Plaidée vivement par les républicains, la cause du suffrage universel l’était avec non moins d’ardeur par les légitimistes. Mais comme les vues étaient différentes, les modes d’application proposés n’étaient pas les mêmes. Les légitimistes voulaient l’élection à deux degrés, bien convaincus qu’elle livrerait le gouvernement de la société aux grandes influences locales, le peuple des campagnes étant soumis à l’ascendant de la fortune par ses besoins, et à celui du clergé par son ignorance.
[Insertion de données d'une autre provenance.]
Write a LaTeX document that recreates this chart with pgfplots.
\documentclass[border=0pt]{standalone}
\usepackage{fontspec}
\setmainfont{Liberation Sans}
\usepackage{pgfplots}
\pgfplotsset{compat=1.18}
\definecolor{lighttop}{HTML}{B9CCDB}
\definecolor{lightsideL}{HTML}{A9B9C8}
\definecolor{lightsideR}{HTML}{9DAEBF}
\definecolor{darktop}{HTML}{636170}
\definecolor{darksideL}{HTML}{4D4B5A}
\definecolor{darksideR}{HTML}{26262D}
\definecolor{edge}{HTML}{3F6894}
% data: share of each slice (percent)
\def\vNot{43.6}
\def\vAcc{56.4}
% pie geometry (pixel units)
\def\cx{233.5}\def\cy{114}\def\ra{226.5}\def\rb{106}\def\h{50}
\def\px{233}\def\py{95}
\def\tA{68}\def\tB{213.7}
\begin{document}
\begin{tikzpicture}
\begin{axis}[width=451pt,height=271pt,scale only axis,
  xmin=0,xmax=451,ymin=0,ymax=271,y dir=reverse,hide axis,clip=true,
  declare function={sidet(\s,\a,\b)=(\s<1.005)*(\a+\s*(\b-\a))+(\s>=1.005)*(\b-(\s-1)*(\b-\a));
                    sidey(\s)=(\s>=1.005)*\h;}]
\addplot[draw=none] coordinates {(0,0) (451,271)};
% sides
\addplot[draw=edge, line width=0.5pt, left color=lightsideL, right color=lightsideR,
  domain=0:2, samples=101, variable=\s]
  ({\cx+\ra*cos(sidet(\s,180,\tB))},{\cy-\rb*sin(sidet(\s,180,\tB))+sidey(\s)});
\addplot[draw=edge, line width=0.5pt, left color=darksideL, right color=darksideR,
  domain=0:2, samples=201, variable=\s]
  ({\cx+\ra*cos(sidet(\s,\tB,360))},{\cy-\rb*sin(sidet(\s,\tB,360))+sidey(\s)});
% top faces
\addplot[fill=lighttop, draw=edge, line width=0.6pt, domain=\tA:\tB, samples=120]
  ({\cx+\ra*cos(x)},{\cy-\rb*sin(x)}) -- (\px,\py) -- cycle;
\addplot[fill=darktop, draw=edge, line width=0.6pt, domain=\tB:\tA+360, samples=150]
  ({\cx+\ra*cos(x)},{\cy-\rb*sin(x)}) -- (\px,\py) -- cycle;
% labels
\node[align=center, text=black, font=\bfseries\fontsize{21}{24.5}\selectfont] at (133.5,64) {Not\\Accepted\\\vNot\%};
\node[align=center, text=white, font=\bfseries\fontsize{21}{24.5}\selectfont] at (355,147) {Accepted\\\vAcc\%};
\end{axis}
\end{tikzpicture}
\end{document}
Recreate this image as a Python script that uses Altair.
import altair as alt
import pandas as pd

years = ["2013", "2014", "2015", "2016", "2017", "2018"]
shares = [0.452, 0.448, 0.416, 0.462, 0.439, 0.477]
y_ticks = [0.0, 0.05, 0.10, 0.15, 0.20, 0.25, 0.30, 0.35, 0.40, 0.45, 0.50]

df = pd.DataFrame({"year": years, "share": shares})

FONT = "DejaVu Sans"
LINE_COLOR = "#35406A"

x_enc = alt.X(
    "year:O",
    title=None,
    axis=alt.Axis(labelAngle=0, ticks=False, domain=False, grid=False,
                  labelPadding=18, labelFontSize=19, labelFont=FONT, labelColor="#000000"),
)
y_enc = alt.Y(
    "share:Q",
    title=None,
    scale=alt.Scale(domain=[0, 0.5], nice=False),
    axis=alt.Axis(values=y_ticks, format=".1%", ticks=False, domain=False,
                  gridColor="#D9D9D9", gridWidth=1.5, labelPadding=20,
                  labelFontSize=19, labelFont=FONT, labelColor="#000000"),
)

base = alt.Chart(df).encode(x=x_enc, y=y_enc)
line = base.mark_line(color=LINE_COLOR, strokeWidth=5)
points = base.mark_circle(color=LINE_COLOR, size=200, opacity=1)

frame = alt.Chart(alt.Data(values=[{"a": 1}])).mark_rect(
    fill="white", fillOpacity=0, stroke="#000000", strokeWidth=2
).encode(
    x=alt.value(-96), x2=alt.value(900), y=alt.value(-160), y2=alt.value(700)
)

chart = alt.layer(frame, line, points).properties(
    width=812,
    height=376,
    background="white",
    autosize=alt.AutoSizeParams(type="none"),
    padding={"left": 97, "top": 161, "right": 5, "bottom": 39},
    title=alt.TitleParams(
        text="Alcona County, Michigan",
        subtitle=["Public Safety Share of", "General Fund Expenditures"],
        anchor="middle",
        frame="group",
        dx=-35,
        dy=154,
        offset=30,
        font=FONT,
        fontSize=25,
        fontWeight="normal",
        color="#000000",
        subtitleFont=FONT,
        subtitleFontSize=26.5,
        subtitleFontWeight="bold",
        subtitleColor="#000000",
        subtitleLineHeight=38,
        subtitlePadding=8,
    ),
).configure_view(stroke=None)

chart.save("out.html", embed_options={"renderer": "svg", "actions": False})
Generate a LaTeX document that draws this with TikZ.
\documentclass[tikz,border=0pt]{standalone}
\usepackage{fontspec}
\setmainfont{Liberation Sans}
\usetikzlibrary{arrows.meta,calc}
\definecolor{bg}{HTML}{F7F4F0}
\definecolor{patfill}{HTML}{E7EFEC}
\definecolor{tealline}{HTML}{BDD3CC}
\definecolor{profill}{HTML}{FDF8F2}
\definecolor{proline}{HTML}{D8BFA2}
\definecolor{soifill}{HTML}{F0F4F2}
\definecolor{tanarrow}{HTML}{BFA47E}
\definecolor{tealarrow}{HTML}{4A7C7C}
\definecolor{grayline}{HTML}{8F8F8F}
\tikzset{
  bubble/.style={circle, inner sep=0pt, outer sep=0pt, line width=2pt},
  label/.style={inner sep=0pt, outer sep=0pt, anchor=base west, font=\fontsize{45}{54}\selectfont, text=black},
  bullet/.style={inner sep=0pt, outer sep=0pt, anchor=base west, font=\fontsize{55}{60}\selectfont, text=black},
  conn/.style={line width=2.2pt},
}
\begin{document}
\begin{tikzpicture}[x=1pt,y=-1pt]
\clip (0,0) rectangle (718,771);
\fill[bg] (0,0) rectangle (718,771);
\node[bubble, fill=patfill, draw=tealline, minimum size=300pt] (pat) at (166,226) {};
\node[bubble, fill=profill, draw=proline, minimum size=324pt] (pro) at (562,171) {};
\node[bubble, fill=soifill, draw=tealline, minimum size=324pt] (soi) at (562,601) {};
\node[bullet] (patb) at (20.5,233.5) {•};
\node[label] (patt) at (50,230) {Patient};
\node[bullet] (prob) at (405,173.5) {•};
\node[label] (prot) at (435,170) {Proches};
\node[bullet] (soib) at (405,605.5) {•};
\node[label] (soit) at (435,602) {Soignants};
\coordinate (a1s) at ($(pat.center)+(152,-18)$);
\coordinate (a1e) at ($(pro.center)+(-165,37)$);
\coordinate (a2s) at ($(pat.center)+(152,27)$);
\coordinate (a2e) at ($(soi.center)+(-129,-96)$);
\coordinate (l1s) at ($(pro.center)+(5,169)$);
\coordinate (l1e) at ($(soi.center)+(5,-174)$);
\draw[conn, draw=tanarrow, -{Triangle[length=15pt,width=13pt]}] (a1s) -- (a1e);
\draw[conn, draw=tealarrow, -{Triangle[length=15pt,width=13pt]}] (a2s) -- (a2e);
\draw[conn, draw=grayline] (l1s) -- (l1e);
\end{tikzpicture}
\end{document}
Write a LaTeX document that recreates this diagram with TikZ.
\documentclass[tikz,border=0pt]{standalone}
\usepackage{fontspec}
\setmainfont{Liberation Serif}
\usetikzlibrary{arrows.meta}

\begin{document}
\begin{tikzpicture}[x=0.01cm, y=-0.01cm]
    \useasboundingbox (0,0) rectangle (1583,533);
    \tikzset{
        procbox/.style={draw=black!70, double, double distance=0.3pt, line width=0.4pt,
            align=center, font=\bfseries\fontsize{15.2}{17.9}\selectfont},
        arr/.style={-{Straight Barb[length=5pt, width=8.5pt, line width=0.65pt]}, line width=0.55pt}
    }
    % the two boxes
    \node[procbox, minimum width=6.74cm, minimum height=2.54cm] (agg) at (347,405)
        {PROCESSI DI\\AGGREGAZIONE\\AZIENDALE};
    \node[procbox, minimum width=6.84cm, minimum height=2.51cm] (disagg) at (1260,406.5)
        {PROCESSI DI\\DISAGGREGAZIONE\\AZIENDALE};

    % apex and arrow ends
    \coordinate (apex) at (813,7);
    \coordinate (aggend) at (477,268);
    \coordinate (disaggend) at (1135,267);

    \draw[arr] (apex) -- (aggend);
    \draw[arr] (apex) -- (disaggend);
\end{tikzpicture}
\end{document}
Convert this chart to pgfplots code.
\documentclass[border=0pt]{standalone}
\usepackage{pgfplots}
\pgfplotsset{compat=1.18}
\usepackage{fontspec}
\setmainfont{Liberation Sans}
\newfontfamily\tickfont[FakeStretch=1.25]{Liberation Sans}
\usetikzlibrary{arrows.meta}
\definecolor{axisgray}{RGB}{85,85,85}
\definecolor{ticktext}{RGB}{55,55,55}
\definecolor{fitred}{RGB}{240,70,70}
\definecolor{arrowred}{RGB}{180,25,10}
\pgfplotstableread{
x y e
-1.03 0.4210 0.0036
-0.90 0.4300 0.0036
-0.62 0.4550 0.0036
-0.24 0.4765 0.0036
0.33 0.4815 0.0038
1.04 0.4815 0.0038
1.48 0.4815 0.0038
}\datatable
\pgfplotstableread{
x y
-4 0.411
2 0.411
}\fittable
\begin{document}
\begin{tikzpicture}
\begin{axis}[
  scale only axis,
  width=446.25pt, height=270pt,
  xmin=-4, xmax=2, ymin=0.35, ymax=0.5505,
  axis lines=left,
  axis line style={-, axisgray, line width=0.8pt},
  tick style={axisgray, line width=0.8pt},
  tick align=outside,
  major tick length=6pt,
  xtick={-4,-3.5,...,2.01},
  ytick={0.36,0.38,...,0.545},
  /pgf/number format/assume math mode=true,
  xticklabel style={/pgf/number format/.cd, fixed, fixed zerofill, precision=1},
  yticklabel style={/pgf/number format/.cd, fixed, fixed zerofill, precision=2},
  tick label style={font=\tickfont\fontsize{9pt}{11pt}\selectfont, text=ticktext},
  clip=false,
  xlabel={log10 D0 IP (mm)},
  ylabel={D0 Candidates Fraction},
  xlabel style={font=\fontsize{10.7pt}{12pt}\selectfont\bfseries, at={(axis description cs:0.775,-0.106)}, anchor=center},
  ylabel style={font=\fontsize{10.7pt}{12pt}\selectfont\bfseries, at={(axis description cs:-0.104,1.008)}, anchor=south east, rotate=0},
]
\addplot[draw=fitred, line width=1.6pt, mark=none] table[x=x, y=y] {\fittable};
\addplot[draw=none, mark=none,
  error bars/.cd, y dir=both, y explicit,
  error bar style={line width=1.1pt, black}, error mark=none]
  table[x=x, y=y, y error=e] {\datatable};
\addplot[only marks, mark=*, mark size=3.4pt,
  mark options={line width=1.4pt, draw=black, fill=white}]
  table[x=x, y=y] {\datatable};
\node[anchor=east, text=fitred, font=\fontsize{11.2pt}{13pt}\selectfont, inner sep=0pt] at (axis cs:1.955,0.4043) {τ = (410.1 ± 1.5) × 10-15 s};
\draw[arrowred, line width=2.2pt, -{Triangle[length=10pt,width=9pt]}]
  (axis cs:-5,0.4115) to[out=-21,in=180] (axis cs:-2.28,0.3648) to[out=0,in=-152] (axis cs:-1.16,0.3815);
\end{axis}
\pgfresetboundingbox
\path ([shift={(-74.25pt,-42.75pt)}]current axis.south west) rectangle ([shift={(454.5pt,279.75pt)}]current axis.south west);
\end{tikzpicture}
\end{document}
La bourgeoisie, dans ce qui constituait sa puissance politique, se défendit avec moins de sincérité que de passion. Les écrivains voués au triomphe définitif de ses intérêts n’hésitèrent pas à refuser au peuple cette aptitude électorale que lui avait, pourtant, reconnue Montesquieu, le premier publiciste de la monarchie constitutionnelle ; ils exagérèrent les difficultés matérielles que présenterait l’application du suffrage universel, et, faisant revivre les plus sinistres souvenirs de là terreur, sans tenir compte des circonstances exceptionnelles qui en avait fait tantôt un moyen de salut, tantôt un encouragement à l’héroïsme, ils insistèrent sur ce que la domination de la multitude a de tumultueux, de sauvage et, presque toujours, de sanglant.